Copy out each line of the listing that has the word "Output" in it.

###

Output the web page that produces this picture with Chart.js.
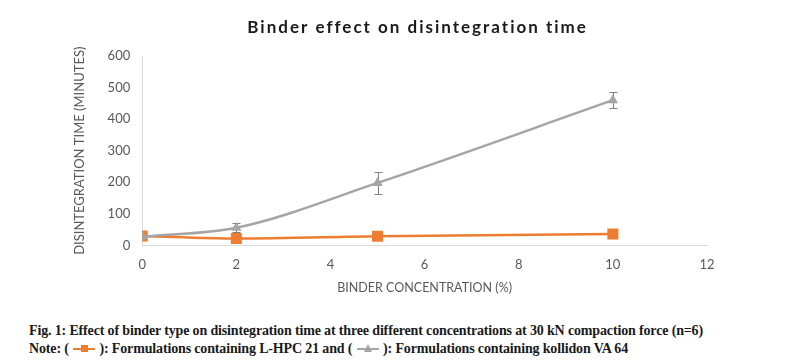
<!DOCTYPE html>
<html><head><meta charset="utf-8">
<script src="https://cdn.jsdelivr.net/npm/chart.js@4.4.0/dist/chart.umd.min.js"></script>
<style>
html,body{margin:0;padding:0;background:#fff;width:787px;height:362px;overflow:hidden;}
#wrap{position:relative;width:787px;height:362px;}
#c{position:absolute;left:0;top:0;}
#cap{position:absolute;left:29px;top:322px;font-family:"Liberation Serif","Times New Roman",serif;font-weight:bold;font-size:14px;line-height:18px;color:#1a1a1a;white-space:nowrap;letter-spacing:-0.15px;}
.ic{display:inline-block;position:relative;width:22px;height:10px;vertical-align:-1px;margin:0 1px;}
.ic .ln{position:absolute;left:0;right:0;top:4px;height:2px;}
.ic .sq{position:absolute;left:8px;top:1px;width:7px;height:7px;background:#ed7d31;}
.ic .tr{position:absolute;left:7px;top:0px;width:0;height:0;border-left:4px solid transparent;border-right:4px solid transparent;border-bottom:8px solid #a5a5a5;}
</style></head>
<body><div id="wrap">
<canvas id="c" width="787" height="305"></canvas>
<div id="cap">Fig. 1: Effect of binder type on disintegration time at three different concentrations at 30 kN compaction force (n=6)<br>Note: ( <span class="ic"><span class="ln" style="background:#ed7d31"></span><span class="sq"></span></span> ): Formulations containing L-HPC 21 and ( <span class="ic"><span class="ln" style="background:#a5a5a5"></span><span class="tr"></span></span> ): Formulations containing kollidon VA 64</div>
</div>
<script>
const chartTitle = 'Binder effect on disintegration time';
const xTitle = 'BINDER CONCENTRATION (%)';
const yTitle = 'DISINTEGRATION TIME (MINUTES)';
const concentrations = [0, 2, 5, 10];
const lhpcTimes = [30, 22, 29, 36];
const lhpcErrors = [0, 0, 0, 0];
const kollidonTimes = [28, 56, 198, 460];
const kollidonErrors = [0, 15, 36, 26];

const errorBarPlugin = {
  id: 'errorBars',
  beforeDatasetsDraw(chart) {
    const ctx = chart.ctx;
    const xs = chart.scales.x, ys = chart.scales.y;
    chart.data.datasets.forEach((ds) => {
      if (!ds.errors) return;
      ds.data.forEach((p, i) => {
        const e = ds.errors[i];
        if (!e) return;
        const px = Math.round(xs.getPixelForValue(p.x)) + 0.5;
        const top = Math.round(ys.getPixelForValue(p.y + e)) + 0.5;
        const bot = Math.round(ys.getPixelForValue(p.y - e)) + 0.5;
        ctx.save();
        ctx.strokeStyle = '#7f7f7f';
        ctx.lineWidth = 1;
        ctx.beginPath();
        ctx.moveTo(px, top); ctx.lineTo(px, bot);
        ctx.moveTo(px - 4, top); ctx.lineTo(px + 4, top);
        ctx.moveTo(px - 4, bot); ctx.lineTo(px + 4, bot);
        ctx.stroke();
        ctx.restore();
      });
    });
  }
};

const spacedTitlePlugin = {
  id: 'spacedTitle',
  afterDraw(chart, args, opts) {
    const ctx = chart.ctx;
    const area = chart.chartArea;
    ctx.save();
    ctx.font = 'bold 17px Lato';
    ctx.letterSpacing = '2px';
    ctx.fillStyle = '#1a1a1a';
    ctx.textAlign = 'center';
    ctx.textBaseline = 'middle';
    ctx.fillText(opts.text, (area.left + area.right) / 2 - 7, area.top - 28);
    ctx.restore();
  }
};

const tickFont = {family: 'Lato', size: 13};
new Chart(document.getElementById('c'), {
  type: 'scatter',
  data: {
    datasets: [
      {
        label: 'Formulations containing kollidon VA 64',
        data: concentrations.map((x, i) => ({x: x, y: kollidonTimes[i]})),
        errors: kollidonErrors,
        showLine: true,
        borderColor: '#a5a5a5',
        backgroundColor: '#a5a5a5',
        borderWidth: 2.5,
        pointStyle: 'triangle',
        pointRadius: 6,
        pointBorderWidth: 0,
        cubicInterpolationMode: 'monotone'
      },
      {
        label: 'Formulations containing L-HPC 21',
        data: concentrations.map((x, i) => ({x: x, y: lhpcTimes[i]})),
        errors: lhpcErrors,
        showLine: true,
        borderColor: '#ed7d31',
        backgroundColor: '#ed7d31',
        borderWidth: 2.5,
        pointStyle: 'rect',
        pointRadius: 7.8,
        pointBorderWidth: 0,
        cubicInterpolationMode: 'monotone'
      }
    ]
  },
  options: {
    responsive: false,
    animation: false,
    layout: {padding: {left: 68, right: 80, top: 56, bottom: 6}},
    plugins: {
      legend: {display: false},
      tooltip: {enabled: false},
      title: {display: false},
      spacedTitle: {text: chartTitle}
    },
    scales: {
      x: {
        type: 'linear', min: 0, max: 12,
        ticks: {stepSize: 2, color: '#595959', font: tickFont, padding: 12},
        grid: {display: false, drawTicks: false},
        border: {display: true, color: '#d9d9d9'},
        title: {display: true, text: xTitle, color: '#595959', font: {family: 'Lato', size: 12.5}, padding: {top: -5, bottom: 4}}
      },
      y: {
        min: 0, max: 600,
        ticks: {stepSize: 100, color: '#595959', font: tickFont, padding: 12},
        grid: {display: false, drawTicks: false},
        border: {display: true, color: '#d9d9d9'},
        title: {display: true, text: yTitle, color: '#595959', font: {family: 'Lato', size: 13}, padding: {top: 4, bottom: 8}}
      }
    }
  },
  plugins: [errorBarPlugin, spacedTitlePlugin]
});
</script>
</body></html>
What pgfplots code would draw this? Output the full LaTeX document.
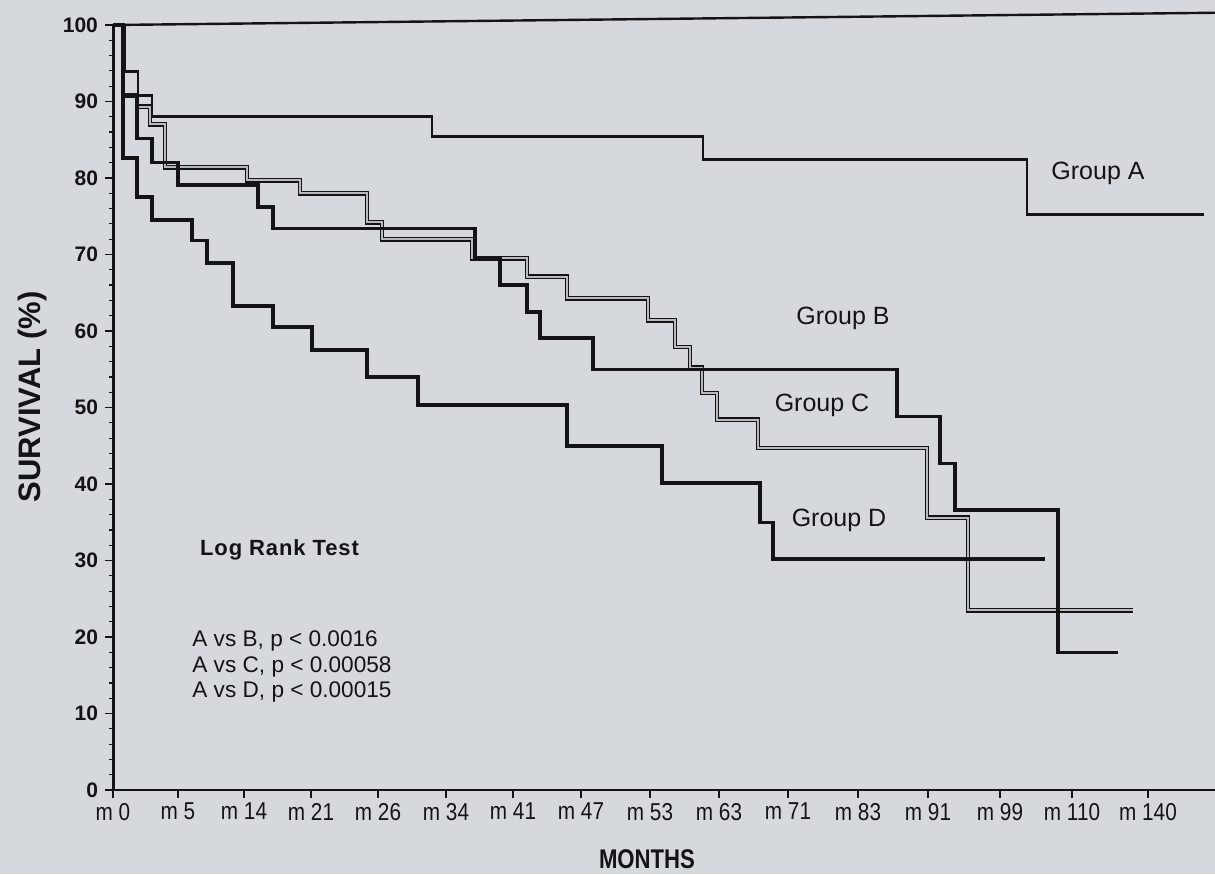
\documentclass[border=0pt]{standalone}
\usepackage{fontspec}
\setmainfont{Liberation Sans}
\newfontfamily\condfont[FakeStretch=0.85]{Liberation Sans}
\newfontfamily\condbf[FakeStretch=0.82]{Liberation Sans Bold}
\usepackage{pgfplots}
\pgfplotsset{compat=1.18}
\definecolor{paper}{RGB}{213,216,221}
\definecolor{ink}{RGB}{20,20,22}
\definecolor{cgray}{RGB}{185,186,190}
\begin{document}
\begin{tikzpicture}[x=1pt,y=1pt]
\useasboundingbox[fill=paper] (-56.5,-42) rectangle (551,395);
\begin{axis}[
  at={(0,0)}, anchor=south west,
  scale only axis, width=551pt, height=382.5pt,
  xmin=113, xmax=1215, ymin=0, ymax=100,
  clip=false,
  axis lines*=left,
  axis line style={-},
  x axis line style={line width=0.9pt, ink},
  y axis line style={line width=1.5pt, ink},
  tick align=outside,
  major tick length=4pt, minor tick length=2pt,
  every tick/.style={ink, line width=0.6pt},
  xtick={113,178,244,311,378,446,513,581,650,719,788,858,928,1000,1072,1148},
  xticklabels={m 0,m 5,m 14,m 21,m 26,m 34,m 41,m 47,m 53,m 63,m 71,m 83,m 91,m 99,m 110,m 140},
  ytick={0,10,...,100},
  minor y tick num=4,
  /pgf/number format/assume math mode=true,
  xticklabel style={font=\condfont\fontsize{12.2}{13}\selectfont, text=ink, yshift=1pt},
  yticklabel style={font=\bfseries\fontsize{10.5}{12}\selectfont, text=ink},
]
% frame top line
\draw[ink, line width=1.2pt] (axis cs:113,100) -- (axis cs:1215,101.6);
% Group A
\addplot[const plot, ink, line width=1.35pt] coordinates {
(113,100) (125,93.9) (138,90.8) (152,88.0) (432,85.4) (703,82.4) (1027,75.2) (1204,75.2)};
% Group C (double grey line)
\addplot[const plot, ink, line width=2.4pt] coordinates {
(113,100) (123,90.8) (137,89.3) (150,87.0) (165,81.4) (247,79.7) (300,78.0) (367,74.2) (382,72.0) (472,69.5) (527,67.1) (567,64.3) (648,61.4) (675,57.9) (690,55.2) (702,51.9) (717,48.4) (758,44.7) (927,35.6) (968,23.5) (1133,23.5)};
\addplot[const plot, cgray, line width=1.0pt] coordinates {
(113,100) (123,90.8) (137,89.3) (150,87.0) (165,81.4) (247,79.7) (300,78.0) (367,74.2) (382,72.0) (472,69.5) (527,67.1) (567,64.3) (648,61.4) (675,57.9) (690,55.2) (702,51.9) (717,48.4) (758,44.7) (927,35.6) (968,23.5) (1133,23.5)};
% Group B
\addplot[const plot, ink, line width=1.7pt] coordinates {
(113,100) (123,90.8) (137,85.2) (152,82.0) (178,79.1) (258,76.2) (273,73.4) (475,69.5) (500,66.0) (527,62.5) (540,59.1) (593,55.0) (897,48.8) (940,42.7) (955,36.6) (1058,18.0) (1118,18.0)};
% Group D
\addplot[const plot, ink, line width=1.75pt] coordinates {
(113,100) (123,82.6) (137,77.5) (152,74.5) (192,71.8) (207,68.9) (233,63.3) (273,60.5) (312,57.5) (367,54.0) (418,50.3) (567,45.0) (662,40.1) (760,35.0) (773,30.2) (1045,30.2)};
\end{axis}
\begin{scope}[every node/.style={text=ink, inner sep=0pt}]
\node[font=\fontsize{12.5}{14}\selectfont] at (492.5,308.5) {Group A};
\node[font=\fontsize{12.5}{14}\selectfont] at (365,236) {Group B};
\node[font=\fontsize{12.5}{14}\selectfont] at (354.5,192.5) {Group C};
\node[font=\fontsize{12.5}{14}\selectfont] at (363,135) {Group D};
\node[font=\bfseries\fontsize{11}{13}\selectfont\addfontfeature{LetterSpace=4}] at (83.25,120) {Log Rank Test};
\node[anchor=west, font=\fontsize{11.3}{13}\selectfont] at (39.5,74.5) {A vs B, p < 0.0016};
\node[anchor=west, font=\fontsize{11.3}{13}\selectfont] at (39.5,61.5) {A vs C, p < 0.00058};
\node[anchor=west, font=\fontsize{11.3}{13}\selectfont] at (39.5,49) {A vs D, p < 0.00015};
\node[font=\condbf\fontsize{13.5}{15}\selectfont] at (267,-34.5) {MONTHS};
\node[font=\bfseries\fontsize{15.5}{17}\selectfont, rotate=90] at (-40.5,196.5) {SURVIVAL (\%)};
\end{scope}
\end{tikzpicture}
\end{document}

###

▶ RESPONSE BELOW
Output the web page that produces this picture with Chart.js.
What pgfplots code would draw this? Output the full LaTeX document.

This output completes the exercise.